The Chicago-based company, which has kept a low profile since its 1997 inception as a custom systems integrator, yesterday unveiled an updated manufacturing intelligence offering that includes key performance indicator (KPI) alerts which provide operations management with elevated plant floor visibility through a customizable dashboard.
Previously known as Visibility Systems, the company changed its name to Acumence earlier this year when it brought in new management to oversee its transition to a product company. With Version 5.5 of its Manufacturing Business Intelligence Solution, Acumence has beefed up its Plant Analytics Server, which is considered by one research firm as the company's major differentiator in the manufacturing intelligence space.
According to a research brief written by Aberdeen Group, the Acumence Plant Analytics Server unifies data from multiple process control systems into a single contextual database that captures, preprocesses, and transforms real-time data into intelligible information that can be used by other systems.
In essence, the server "... provides a [higher] level of visibility into production operations," said David Brochu, who joined Acumence earlier this year as its first vice president of sales and marketing. "A lot of software packages can take data, massage it, put it on the screen, and make it useful. The difference is we have a thing in the middle called the Plant Analytics Server that is not just taking data raw and putting it on the screen, but it is [monitoring] processes and counting and measuring performance indicators."
Similarly, other manufacturing intelligence vendors such as ActivPlant and SAP's Lighthammer rely on KPIs to offer visibility into plant floor activity. But part of the Acumence story is "how they are using dashboards at the operating level," said Jane Biddle, vice president of manufacturing at Aberdeen, in an interview with Managing Automation.

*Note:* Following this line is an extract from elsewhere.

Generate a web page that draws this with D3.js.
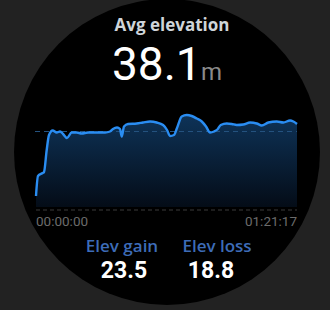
<!DOCTYPE html>
<html>
<head>
<meta charset="utf-8">
<script src="https://cdn.jsdelivr.net/npm/d3@7"></script>
<style>
  html, body { margin: 0; padding: 0; background: #222222; }
  svg { display: block; }
</style>
</head>
<body>
<div id="chart"></div>
<script>
// elapsed seconds and elevation (m)
const seconds = [0, 37, 125, 150, 200, 243, 312, 387, 449, 505, 579, 667, 761, 854, 972, 1134, 1290, 1383, 1439, 1514, 1570, 1602, 1645, 1720, 1882, 2000, 2131, 2256, 2374, 2448, 2504, 2579, 2635, 2723, 2817, 2910, 3004, 3097, 3177, 3252, 3327, 3389, 3452, 3564, 3658, 3751, 3874, 4000, 4125, 4218, 4342, 4499, 4622, 4747, 4809, 4877];
const elevation = [25.2, 29.2, 29.8, 30.0, 34.4, 37.4, 38.3, 37.9, 38.1, 37.6, 36.8, 37.9, 37.9, 37.7, 37.9, 37.9, 37.9, 38.1, 38.6, 38.9, 38.6, 37.1, 39.1, 39.6, 39.7, 39.9, 40.1, 39.9, 39.4, 38.4, 37.2, 37.4, 38.8, 41.1, 41.4, 41.2, 40.7, 40.1, 39.1, 37.9, 38.1, 38.5, 39.4, 39.7, 39.6, 39.4, 39.5, 39.9, 39.7, 39.3, 39.9, 40.1, 39.9, 40.3, 40.1, 39.6];
const avgElevation = 38.1;
const timeLabels = ['00:00:00', '01:21:17'];
const statLabels = ['Elev gain', 'Elev loss'];
const statValues = ['23.5', '18.8'];

const width = 330, height = 310;

const svg = d3.select('#chart').append('svg')
    .attr('width', width)
    .attr('height', height);

// 表盘背景
svg.append('rect').attr('width', width).attr('height', height).attr('fill', '#222222');
svg.append('circle').attr('cx', 167).attr('cy', 152).attr('r', 153).attr('fill', '#000');

const x = d3.scaleLinear().domain([0, 4877]).range([36, 297]);
const y = d3.scaleLinear().domain([23, 45]).range([207, 97]);

const defs = svg.append('defs');
const grad = defs.append('linearGradient').attr('id', 'fillGrad')
    .attr('x1', 0).attr('y1', 0).attr('x2', 0).attr('y2', 1);
grad.append('stop').attr('offset', '0%').attr('stop-color', '#0e3358');
grad.append('stop').attr('offset', '100%').attr('stop-color', '#040c17');

const pts = seconds.map((s, i) => [s, elevation[i]]);

const area = d3.area()
    .x(d => x(d[0]))
    .y0(y(23))
    .y1(d => y(d[1]))
    .curve(d3.curveMonotoneX);
svg.append('path').datum(pts).attr('d', area).attr('fill', 'url(#fillGrad)');

// 平均线
svg.append('line')
    .attr('x1', 35).attr('x2', 297)
    .attr('y1', y(avgElevation)).attr('y2', y(avgElevation))
    .attr('stroke', '#24527f').attr('stroke-width', 1.2)
    .attr('stroke-dasharray', '5,4');

const line = d3.line()
    .x(d => x(d[0]))
    .y(d => y(d[1]))
    .curve(d3.curveMonotoneX);
svg.append('path').datum(pts).attr('d', line)
    .attr('fill', 'none').attr('stroke', '#2a8df2').attr('stroke-width', 2.4)
    .attr('stroke-linejoin', 'round');

// 底部虚线
svg.append('line')
    .attr('x1', 36).attr('x2', 297)
    .attr('y1', 210).attr('y2', 210)
    .attr('stroke', '#3a3a3a').attr('stroke-width', 1)
    .attr('stroke-dasharray', '4,3');

// 时间标签
svg.append('text').attr('x', 36).attr('y', 226)
    .attr('font-family', 'Roboto').attr('font-size', 13.5).attr('fill', '#6b6b6b')
    .text(timeLabels[0]);
svg.append('text').attr('x', 297).attr('y', 226).attr('text-anchor', 'end')
    .attr('font-family', 'Roboto').attr('font-size', 13.5).attr('fill', '#6b6b6b')
    .text(timeLabels[1]);

// 标题和平均值
svg.append('text').attr('x', 172).attr('y', 31).attr('text-anchor', 'middle')
    .attr('font-family', 'Open Sans').attr('font-weight', 700).attr('font-size', 17)
    .attr('fill', '#cfd5d9').text('Avg elevation');

svg.append('text').attr('x', 112).attr('y', 80)
    .attr('font-family', 'Roboto').attr('font-size', 46).attr('fill', '#ffffff')
    .text(avgElevation.toFixed(1));
svg.append('text').attr('x', 201).attr('y', 80)
    .attr('font-family', 'Roboto').attr('font-size', 24).attr('fill', '#8a8a8a')
    .text('m');

// 爬升 / 下降
const statX = [122, 217];
const valueX = [124, 211];
statLabels.forEach((lab, i) => {
    svg.append('text').attr('x', statX[i]).attr('y', 252).attr('text-anchor', 'middle')
        .attr('font-family', 'Open Sans').attr('font-weight', 600).attr('font-size', 17)
        .attr('fill', '#3d6cb8').text(lab);
    svg.append('text').attr('x', valueX[i]).attr('y', 278).attr('text-anchor', 'middle')
        .attr('font-family', 'Roboto').attr('font-weight', 700).attr('font-size', 23)
        .attr('fill', '#ffffff').text(statValues[i]);
});
</script>
</body>
</html>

Version 5.5's dashboard improvements make it easier to locate root causes of decreasing performance. Enhanced reporting with analytical drill-down capabilities, as well as the ability to capture process variables such as machine speeds, temperatures, and pressures, allows the Plant Analytics Server to closely monitor plant operations.
The software contains an alerting engine that can be customized to notify the right person at the right time through the dashboard. Other features in Version 5.5 include a trend chart for real-time and historical analysis, dashboard designer with easy-to-configure objects, and the ability to export reports to Microsoft Excel or Adobe PDF formats.
While this latest version -- which can cost upwards of $100,000 for a large, multi-machine plant -- focuses heavily on KPIs and performance measures, the next version, to be released in mid-2006, will take an enterprise approach. "The direction of the company is to focus on the strategies of [the manufacturer's] enterprise as well as the plant and goals and objectives of each line, shift, operator, or work order," Brochu said in an interview with Managing Automation.
Acumence currently has a handful of customers; among its largest is beverage-can manufacturer Rexam PLC, Managing Automation's 2005 Progressive Manufacturer Award winner in the customer mastery category.
Acumence's relationship with Rexam could help give it the industry credibility it needs to gain traction with customers and other enterprise and automation vendors, Aberdeen's Biddle said. "They haven't really come out of nowhere," she noted. "It is just that they are a small company and they've been doing a lot of work with this one company, Rexam, which has helped define who they are."